Zoo reuses rainwater for variety of animal exhibits
With the rise in popularity of using rainwater or storm water for non-potable applications, new uses for this water continue to pop up around the country, some in pretty unexpected places. While the two most popular uses of rainwater are irrigation and toilet flushing, zoological exhibits also are large consumers of non-potable water. When the award-winning Cincinnati Zoo & Botanical Garden started a parking lot renovation project, managing the runoff water from the parking lot and surrounding areas was a concern for the design team; using that water within the zoo was an ideal solution.
Initially, the idea of using the water for irrigation around the property was considered, but once the team looked at where water currently was being consumed, it quickly decided to use the water in other areas within the zoo. Until speaking with zoo officials, one might never guess how much water a polar bear takes with it when it gets out of the pool, or how much water is lost to evaporation on hot summer days from the moats around some exhibits. After consideration, the zoo was able to use the water from parking lot runoff in five major areas of the park: the polar bear pool, birdhouse irrigation, lion moat, cheetah moat, and African exhibit irrigation, with possible future expansion to flushing toilets in the zoo’s restaurant.

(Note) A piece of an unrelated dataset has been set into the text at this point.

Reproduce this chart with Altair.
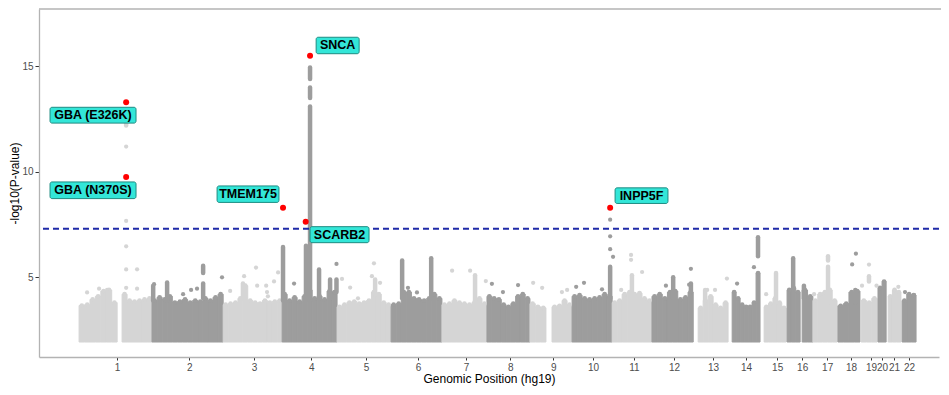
import altair as alt
import pandas as pd

# ---------------- data ----------------
chrom_names = [str(i) for i in range(1, 23)]
# tick (label) positions along the cumulative genomic axis (approx. Mb)
tick_pos = [131, 379, 602, 799, 988, 1167, 1332, 1484, 1632, 1769, 1910,
            2048, 2182, 2296, 2403, 2489, 2575, 2657, 2726, 2764, 2805, 2857]

# dense SNP cloud: chromosome arm segments and the cloud top in equal bins
dense_bottom = 1.93
seg_chr = [1, 1, 2, 3, 4, 5, 6, 7, 8, 9, 9, 10, 11, 12, 13, 14, 15, 16, 16,
           17, 18, 19, 20, 21, 22]
seg_start = [0, 148, 251, 496, 699, 888, 1074, 1249, 1404, 1552, 1628, 1697,
             1835, 1972, 2131, 2248, 2358, 2437, 2489, 2526, 2612, 2692, 2750,
             2785, 2833]
seg_end = [131, 251, 496, 699, 888, 1074, 1249, 1404, 1552, 1607, 1697, 1835,
           1972, 2114, 2234, 2344, 2434, 2482, 2526, 2609, 2688, 2747, 2778,
           2829, 2881]
seg_tops = [
    [3.66, 3.7, 3.95, 4.1, 4.35, 4.4, 3.8],
    [4.2, 3.9, 3.85, 3.9, 3.95, 4.0],
    [3.9, 4.05, 3.95, 4.1, 3.8, 3.85, 3.95, 3.8, 3.9, 3.85, 4.0, 3.9, 4.05, 4.2],
    [3.7, 3.75, 3.8, 4.0, 4.6, 3.9, 3.8, 3.75, 3.9, 3.8, 3.85, 3.9],
    [4.2, 3.9, 4.05, 3.85, 4.1, 4.4, 4.0, 4.1, 3.95, 4.35, 4.3],
    [3.6, 3.7, 3.8, 3.85, 3.75, 3.8, 3.9, 4.3, 4.2, 3.8, 3.7],
    [3.7, 3.75, 4.3, 4.3, 4.0, 3.95, 3.9, 4.0, 4.2, 4.0],
    [3.7, 3.75, 3.9, 3.8, 3.75, 3.7, 3.8, 4.0, 3.75],
    [4.1, 4.0, 3.95, 3.7, 3.6, 3.75, 4.1, 4.2, 4.0],
    [3.75, 3.6, 3.55],
    [3.6, 3.65, 3.9, 3.7],
    [4.1, 4.15, 4.0, 3.95, 4.0, 4.05, 4.2, 4.1],
    [3.8, 3.9, 4.2, 4.3, 4.2, 4.25, 4.0, 3.9],
    [4.1, 4.2, 4.0, 4.3, 4.35, 3.95, 4.05, 4.3],
    [3.55, 3.9, 4.1, 3.7, 3.55, 3.8],
    [4.3, 4.0, 3.7, 3.6, 3.6, 3.8, 5.2],
    [3.6, 3.75, 4.0, 3.8, 3.55],
    [4.4, 4.5, 4.3],
    [4.4, 4.1],
    [3.9, 4.2, 4.3, 4.4, 3.9],
    [3.65, 3.75, 4.3, 4.35],
    [3.9, 3.8, 4.0],
    [4.5, 4.8],
    [4.1, 4.4, 4.3],
    [3.9, 4.2, 4.15],
]

# vertical runs of stacked SNPs (peaks)
col_chr = [1, 2, 2, 2, 2, 3, 4, 4, 4, 4, 4, 4, 4, 4, 5, 6, 6, 7, 10, 11, 12,
           12, 13, 14, 15, 16, 16, 17, 17, 18, 19]
col_pos = [162, 255, 303, 427, 427, 564, 702, 781, 795, 795, 795, 826, 864,
           886, 1019, 1112, 1212, 1363, 1828, 1903, 2045, 2106, 2155, 2337,
           2399, 2458, 2495, 2578, 2578, 2672, 2719]
col_lo = [12.2, 3.9, 3.9, 4.0, 5.2, 4.0, 3.9, 3.9, 3.9, 13.5, 14.4, 4.0, 4.0,
          4.3, 4.2, 4.0, 4.0, 3.8, 4.0, 4.0, 4.0, 4.3, 3.9, 6.0, 3.8, 4.4,
          4.0, 3.8, 5.8, 3.8, 4.8]
col_hi = [12.5, 4.6, 4.75, 4.7, 5.55, 4.7, 6.43, 6.5, 13.1, 14.0, 14.95, 5.37,
          4.9, 4.9, 4.9, 5.8, 5.9, 5.1, 5.5, 5.1, 5.0, 4.7, 4.4, 6.9, 5.2,
          5.9, 4.6, 5.5, 6.0, 4.4, 5.05]

# isolated SNPs above the cloud
pt_chr = [1, 1, 1, 1, 1, 1, 1, 1, 1, 1, 1,
          2, 2, 2, 2, 2,
          3, 3, 3, 3, 3, 3, 3, 3, 3,
          4, 4,
          5, 5, 5, 5, 5, 5,
          6, 6,
          7, 7, 7,
          8, 8, 8,
          9, 9, 9, 9,
          10, 10, 10, 10, 10, 10, 10,
          11, 11, 11, 11,
          12, 12, 12,
          13, 13, 13,
          14, 14,
          15, 17, 18, 18, 19, 19, 19, 21, 22, 22]
pt_pos = [27.5, 68.8, 96.4, 199.6, 199.6, 158, 162, 162, 162, 162, 162,
          258, 358, 385.5, 406, 492,
          520, 568, 609, 613, 644, 650, 671, 685, 647,
          886, 740,
          933, 905, 1008, 1015, 1036, 960,
          1163, 1132,
          1284, 1346, 1400,
          1421, 1511, 1459,
          1563, 1594, 1662, 1680,
          1711, 1738, 1800, 1828, 1828, 1828, 1838,
          1900, 1900, 1938, 1866,
          2020, 2106, 2100,
          2230, 2162, 2189,
          2323, 2265,
          2365, 2530, 2674, 2661, 2695, 2719, 2745, 2820, 2843, 2874]
pt_val = [4.28, 4.46, 4.4, 5.38, 4.46, 4.12, 11.2, 7.67, 6.47, 5.37, 4.5,
          4.67, 4.2, 4.4, 4.46, 5.0,
          4.35, 5.05, 5.46, 4.6, 4.6, 4.1, 4.8, 5.23, 4.3,
          5.63, 4.7,
          4.51, 4.92, 5.05, 5.66, 4.74, 4.0,
          4.28, 4.5,
          5.31, 5.31, 4.82,
          4.69, 4.63, 4.3,
          4.74, 4.5, 4.3, 4.4,
          4.55, 4.74, 4.43, 7.73, 6.94, 6.33, 5.97,
          6.06, 5.83, 5.25, 4.4,
          4.6, 5.4, 4.65,
          4.94, 4.4, 4.4,
          5.48, 4.7,
          4.2, 4.2, 6.12, 5.61, 4.6, 5.6, 4.6, 4.55, 4.3, 4.15]

# highlighted hits
hit_gene = ["GBA (E326K)", "GBA (N370S)", "TMEM175", "SCARB2", "SNCA", "INPP5F"]
hit_pos = [162, 162, 702, 780, 795, 1828]
hit_val = [13.3, 9.75, 8.3, 7.63, 15.5, 8.3]

# label boxes (axis units)
lab_x1 = [-100, -100, 475, 795, 816, 1845]
lab_x2 = [196, 196, 688, 998, 964, 2027]
lab_y1 = [12.31, 8.73, 8.55, 6.64, 15.6, 8.50]
lab_y2 = [13.06, 9.52, 9.33, 7.40, 16.38, 9.24]

gw_threshold = 7.3
x_domain = [-138, 2960]
y_domain = [1.22, 17.72]

LIGHT = "#d5d5d5"
DARK = "#9d9d9d"
FRAME = "#b3b3b3"

# ---------------- build tables ----------------
def shade(c):
    return "dark" if c % 2 == 0 else "light"

dense_rows = []
for c, s, e, tops in zip(seg_chr, seg_start, seg_end, seg_tops):
    w = (e - s) / len(tops)
    for i, t in enumerate(tops):
        dense_rows.append({"x": s + i * w, "x2": s + (i + 1) * w,
                           "xm": s + (i + 0.5) * w,
                           "bottom": dense_bottom, "top": t, "shade": shade(c)})
dense_df = pd.DataFrame(dense_rows)

col_df = pd.DataFrame({"pos": col_pos, "lo": col_lo, "hi": col_hi,
                       "shade": [shade(c) for c in col_chr]})
pt_df = pd.DataFrame({"pos": pt_pos, "val": pt_val,
                      "shade": [shade(c) for c in pt_chr]})
hit_df = pd.DataFrame({"gene": hit_gene, "pos": hit_pos, "val": hit_val})
lab_df = pd.DataFrame({"gene": hit_gene, "x1": lab_x1, "x2": lab_x2,
                       "y1": lab_y1, "y2": lab_y2})
lab_df["xc"] = (lab_df["x1"] + lab_df["x2"]) / 2
lab_df["yc"] = (lab_df["y1"] + lab_df["y2"]) / 2

xs = alt.Scale(domain=x_domain, nice=False, zero=False)
ys = alt.Scale(domain=y_domain, nice=False, zero=False)
color_scale = alt.Scale(domain=["light", "dark"], range=[LIGHT, DARK])

label_expr = ("[" + ",".join(f"'{n}'" for n in chrom_names) + "][indexof(["
              + ",".join(str(p) for p in tick_pos) + "], datum.value)]")

X_TITLE = "Genomic Position (hg19)"
Y_TITLE = "-log10(P-value)"
x_axis = alt.Axis(values=tick_pos, labelExpr=label_expr,
                  title=X_TITLE, grid=False,
                  domainColor=FRAME, domainWidth=1.3, tickColor="#333333",
                  tickSize=3, labelPadding=2, titlePadding=1,
                  labelFontSize=10, titleFontSize=12, labelColor="#4d4d4d",
                  titleColor="#000000", titleFontWeight="normal",
                  labelOverlap=False, labelFlush=False)
y_axis = alt.Axis(values=[5, 10, 15], title=Y_TITLE, grid=False,
                  domainColor=FRAME, domainWidth=1.3, tickColor="#333333",
                  tickSize=4, labelPadding=2, titlePadding=0,
                  labelFontSize=10, titleFontSize=12, labelColor="#4d4d4d",
                  titleColor="#000000", titleFontWeight="normal")


def X(field):
    return alt.X(field, scale=xs, axis=x_axis, title=X_TITLE)


def Y(field):
    return alt.Y(field, scale=ys, axis=y_axis, title=Y_TITLE)


shade_color = alt.Color("shade:N", scale=color_scale, legend=None)

dense = alt.Chart(dense_df).mark_rect(strokeWidth=1).encode(
    x=X("x:Q"), x2="x2:Q",
    y=Y("bottom:Q"), y2="top:Q",
    color=shade_color,
    stroke=alt.Stroke("shade:N", scale=color_scale, legend=None),
)

# rounded (point-like) tops of the dense cloud
scallops = alt.Chart(dense_df).mark_circle(size=22, opacity=1).encode(
    x=X("xm:Q"), y=Y("top:Q"), color=shade_color,
)

cols = alt.Chart(col_df).mark_rule(strokeWidth=4.5, strokeCap="round").encode(
    x=X("pos:Q"),
    y=Y("lo:Q"), y2="hi:Q",
    color=shade_color,
)

pts = alt.Chart(pt_df).mark_circle(size=18, opacity=1).encode(
    x=X("pos:Q"),
    y=Y("val:Q"),
    color=shade_color,
)

thr = alt.Chart(pd.DataFrame({"t": [gw_threshold]})).mark_rule(
    color="#1f2aa8", strokeWidth=1.8, strokeDash=[6, 4]).encode(
    y=Y("t:Q"))

hits = alt.Chart(hit_df).mark_circle(size=36, opacity=1, color="#ff0000").encode(
    x=X("pos:Q"),
    y=Y("val:Q"),
)

boxes = alt.Chart(lab_df).mark_rect(fill="#33e6d8", stroke="#1e8c82",
                                    strokeWidth=1, cornerRadius=2).encode(
    x=X("x1:Q"), x2="x2:Q",
    y=Y("y1:Q"), y2="y2:Q",
)

texts = alt.Chart(lab_df).mark_text(fontWeight="bold", fontSize=12.5,
                                    color="#000000", font="Liberation Sans").encode(
    x=X("xc:Q"),
    y=Y("yc:Q"),
    text="gene:N",
)

top_frame = alt.Chart(pd.DataFrame({"d": [0]})).mark_rule(
    color=FRAME, strokeWidth=1.5).encode(
    x=alt.value(0), x2=alt.value(902), y=alt.value(0))

chart = alt.layer(dense, scallops, cols, pts, thr, hits, boxes, texts,
                  top_frame).properties(
    width=900, height=348,
    autosize=alt.AutoSizeParams(type="none"),
    padding={"left": 31, "top": 1, "right": 2, "bottom": 30},
).configure(font="Liberation Sans").configure_view(stroke=None)

chart.save("out.html", embed_options={"renderer": "svg", "actions": False})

Each of these uses had varying water quality requirements, some of them never tried before. To develop the solution, Watertronics used a multi-step pump and filtration process to deliver the water at a 0.02-µ filtration level for all uses within the zoo.
A System for All End Uses
The first component of the water reuse system is located in a wet well next to a 300,000-gal storage tank located under the parking lot. A submersible pump pushes the water from the tank into the mechanical room and through a 100-µ automatic filter. After the water is filtered to 100 µ, it enters the ultrafiltration (UF) system, where it is filtered down to 0.02 µ—the virus level. For comparison, a human hair is 150 µ, and the naked eye cannot see anything smaller than 25 µ. UF systems like the one at the Cincinnati Zoo filter water to approximately 3,000 times smaller than a human hair.
After traveling through the UF system, the water is discharged into a clean water storage tank, where a booster pump station pressurizes it for distribution throughout the zoo.
As the systems around the zoo demand water from the pressurized mainline on the booster pump station discharge, the water level in the clean water storage tank drops. This causes the system to start the submersible transfer pump near the storage tank and the treatment system to process new clean water to refill the clean water storage tank. The entire system operates in real time, and can process water at a minimum of 60 gal per minute at 65 psi. Both the UF prefilter and the UF membrane filtration system have completely automatic backflushing, requiring minimal maintenance from the zoo staff.
The resultant water quality was exactly what the zoo was looking for. In this scenario, the quality of the water has multiple impacts for the property. For example, the water clarity in the polar bear pool is important because zoo visitors are looking through the water to view the animals. Water safety is important to humans and animals alike; filtering down to the virus level ensures safety for all.